Look for "this" in each line of the entries, and return the matching lines.

> **DATASET CONTENT**:
════════════════

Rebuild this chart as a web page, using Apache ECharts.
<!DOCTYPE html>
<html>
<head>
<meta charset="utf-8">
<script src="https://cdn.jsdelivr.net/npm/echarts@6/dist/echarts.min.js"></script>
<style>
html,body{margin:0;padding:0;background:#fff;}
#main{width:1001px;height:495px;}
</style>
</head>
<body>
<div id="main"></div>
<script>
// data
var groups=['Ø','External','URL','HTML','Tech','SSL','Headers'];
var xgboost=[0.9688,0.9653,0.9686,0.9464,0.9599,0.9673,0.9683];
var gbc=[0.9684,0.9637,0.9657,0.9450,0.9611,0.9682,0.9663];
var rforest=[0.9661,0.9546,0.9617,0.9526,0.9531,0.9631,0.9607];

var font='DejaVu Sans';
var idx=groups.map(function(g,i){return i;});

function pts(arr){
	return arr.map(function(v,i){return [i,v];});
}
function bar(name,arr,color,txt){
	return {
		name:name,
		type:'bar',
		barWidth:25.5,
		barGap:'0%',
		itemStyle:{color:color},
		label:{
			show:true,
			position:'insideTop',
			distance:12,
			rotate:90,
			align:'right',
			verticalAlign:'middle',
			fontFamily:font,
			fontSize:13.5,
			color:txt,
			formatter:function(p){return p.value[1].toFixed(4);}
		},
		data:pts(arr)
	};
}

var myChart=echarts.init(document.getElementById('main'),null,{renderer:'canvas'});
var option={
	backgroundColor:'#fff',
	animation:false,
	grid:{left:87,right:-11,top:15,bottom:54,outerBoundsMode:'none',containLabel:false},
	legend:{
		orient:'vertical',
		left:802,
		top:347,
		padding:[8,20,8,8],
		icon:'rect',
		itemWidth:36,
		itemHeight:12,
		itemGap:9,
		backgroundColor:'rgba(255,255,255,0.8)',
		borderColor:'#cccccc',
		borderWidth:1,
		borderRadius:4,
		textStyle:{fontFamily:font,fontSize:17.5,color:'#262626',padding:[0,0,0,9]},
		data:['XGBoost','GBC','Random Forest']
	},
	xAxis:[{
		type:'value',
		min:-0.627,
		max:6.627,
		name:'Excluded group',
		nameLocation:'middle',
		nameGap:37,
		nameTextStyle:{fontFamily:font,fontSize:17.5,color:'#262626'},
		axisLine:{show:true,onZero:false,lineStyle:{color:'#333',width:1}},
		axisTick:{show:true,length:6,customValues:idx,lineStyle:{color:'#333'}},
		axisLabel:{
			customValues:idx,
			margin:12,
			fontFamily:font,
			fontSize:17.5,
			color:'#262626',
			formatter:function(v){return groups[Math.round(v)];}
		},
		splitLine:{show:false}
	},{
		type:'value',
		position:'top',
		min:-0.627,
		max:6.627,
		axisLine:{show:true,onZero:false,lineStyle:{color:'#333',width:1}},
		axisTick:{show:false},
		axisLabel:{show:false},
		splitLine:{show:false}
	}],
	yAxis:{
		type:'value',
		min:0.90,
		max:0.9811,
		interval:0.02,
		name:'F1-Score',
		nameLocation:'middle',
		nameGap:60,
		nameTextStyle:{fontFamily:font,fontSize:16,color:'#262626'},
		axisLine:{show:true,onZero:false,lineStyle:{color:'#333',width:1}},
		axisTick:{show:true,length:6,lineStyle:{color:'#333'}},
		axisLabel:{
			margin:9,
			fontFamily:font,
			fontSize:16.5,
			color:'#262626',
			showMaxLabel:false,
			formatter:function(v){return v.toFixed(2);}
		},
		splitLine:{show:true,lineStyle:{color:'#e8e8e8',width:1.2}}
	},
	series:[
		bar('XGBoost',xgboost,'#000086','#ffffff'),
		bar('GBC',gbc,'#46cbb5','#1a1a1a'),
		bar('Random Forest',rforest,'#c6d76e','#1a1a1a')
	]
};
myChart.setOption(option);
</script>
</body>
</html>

════════════════

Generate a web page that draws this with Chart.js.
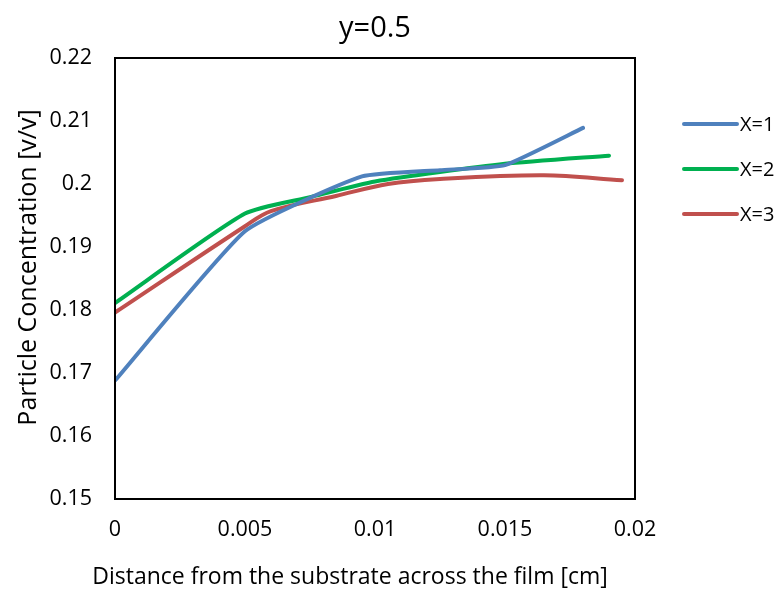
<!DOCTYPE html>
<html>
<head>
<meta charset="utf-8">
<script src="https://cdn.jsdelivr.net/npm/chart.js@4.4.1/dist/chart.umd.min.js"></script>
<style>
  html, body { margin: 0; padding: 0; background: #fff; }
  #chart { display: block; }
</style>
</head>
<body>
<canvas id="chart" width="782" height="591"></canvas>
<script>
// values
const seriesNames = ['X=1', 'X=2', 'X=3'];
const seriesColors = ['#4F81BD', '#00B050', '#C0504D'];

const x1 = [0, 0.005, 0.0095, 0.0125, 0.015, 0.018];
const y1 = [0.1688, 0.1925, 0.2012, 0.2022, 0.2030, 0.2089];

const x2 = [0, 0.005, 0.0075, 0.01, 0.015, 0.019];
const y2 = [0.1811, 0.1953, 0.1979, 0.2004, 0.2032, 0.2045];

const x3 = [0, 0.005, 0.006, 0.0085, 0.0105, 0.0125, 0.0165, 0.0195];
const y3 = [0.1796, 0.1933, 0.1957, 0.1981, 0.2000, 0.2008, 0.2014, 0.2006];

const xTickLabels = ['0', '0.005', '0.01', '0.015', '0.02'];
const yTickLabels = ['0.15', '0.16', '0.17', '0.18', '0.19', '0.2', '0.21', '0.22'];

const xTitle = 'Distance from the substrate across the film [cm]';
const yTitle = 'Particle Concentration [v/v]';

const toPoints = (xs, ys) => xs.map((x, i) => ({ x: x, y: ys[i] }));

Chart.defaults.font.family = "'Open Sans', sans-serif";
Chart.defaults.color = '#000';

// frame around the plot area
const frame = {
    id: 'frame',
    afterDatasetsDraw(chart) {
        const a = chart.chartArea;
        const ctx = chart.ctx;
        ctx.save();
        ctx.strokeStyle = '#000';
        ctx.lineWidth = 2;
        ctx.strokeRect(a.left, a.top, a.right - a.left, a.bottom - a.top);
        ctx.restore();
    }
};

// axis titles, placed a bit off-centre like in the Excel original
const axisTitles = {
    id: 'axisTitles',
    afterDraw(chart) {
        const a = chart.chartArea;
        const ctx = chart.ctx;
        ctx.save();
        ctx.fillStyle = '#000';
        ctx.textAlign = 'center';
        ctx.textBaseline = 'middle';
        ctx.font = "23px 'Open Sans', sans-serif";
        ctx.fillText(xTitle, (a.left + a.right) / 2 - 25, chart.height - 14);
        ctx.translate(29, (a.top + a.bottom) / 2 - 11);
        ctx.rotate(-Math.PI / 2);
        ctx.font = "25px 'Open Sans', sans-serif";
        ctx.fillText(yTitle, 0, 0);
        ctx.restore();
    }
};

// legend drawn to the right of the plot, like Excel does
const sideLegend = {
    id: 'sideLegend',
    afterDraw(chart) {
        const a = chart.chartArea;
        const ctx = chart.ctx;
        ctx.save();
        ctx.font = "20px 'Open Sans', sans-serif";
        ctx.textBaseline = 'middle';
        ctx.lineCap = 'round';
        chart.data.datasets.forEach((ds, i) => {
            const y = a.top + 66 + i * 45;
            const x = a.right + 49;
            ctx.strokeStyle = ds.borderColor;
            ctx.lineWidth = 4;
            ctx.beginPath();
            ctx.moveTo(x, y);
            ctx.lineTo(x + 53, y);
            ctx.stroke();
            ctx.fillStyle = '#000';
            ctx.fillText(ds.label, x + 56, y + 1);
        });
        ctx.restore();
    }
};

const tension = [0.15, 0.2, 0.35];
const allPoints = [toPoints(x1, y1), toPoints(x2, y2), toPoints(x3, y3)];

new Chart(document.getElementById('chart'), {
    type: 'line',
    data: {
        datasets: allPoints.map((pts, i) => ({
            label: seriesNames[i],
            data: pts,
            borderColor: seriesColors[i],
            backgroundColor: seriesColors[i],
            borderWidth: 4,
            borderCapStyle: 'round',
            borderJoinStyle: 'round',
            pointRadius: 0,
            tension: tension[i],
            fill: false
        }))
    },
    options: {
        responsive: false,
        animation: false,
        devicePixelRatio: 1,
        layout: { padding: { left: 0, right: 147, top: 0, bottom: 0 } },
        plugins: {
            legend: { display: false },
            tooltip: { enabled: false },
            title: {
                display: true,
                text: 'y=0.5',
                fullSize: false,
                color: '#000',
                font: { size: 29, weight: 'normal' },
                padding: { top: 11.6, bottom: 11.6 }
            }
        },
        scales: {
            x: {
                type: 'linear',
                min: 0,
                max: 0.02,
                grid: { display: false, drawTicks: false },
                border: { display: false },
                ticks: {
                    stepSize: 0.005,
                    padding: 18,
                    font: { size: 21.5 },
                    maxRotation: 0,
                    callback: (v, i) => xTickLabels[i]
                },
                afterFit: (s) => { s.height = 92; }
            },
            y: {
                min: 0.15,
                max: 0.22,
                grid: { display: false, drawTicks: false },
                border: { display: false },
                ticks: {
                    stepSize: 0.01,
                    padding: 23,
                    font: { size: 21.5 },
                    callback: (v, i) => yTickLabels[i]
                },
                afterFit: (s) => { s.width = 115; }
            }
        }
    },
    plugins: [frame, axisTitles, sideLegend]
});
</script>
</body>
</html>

════════════════

> **ANSWER TO THE TASK**:
Rebuild this chart as a web page, using Apache ECharts.
Generate a web page that draws this with Chart.js.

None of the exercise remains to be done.